身下是已经干涸了的血迹,还有一道蜿蜒至门口,显示了佩里离去的方向。
他几乎是立刻就要冲出去找她,可门口不偏不倚的出现了一个白鬍子老头。
「巴恩斯先生。」
索西摩端着一副礼貌中透着距离感的笑容。
「房东小姐让我送你到门口,您只要向东走不到一百米就能走出lwl的范围。到时候,您就会看见您的朋友罗杰斯先生——」
「佩里在哪?」
他只是问这个问题。
「房东小姐很累了,巴恩斯先生。」索西摩一步走到他面前拦住去路。
「她看起来有点犯困有点贫血还有点需要去一趟医院,但您知道的,这里是巫师地,兰开斯特人对血脉相连的亲人一向是——」
他直接推开了索西摩向外走去。
「你找不到她的。」
索西摩的声音在身后响起。
「她放弃了。」
他突然停下脚步。
巴基走出lwl之后果然如索西摩所说的那样找到了前来找寻自己的斯蒂夫。
他看起来很着急的样子,一开始还有些警惕。
直到巴基主动表明了自己的状态之后,斯蒂夫这才松了一口气。
「那……佩里呢?」
斯蒂夫提起那个名字时多多少少有些戒备。
「她只是来带我解除代码的。」
他解释道。
「现在代码解除了,所以……就结束了。」
是的,结束了。
所有的苦难,所有的遗憾。
所有。
*
她跌坐在床上,手腕上的血止都止不住的流着,很快就洇湿了一大片床单。
纱布在手腕上一圈圈绕过,血也一层层的浸透。
她忽然想起来这一回的伤口是用什么划开的了。
兰开斯特的匕首哐当一声掉在地板上,刀柄上的玫瑰刻纹中的名字从中间划过。
因兰开斯特匕首而得到的伤口无法癒合,如果匕首作为一个魔法物件也有了灵性,那佩里严重怀疑他是在报復。
她躺在床上,望着床帐上的玫瑰和枝条暗纹,笑了笑。
手腕上的纱布已经被浸透了,可能止不住血的。但她既没有把自己泡在水里做出一副要自杀的姿态,也没有打一针抗凝血的针剂。
能不能止血,她觉得这件事交託给命数也不错。
贾斯帕以前说过,他们之所以能彼此容忍到今天,那完全就是因为他们都曾是被别人掌控命运的人。

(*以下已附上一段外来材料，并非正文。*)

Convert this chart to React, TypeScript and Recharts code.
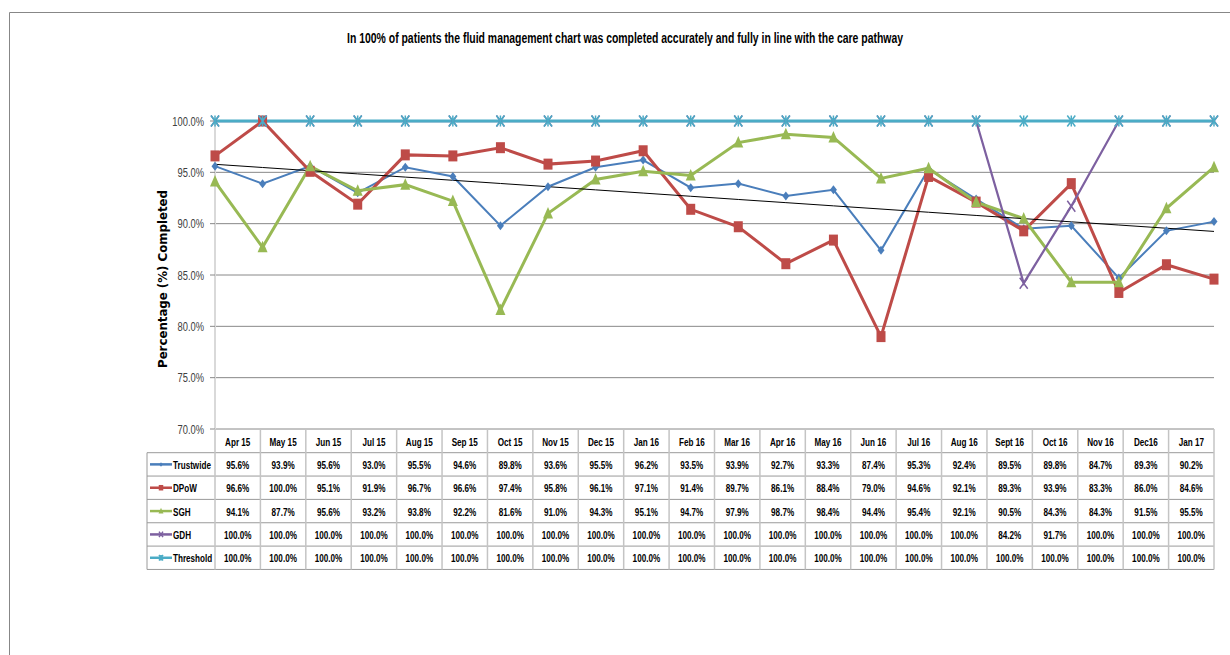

所以同病相怜的他们都有同样的想法,那就是掌握支配自己人生的权力——当然,贾斯帕后来进化成了掌控别人命运的爱好者,为此,他甚至去了九头蛇工作。
可今天的佩里似乎陷入了一种可笑的局面,那就是,自己辛辛苦苦争取的东西同样被自己放弃。并且摆出一副当初在伦敦塔听天由命的样子。
她不知道贾斯帕会不会被自己气死。
但他又不是自己要关心的人。
佩里真正要关心的人都已经离她而去很久很久了。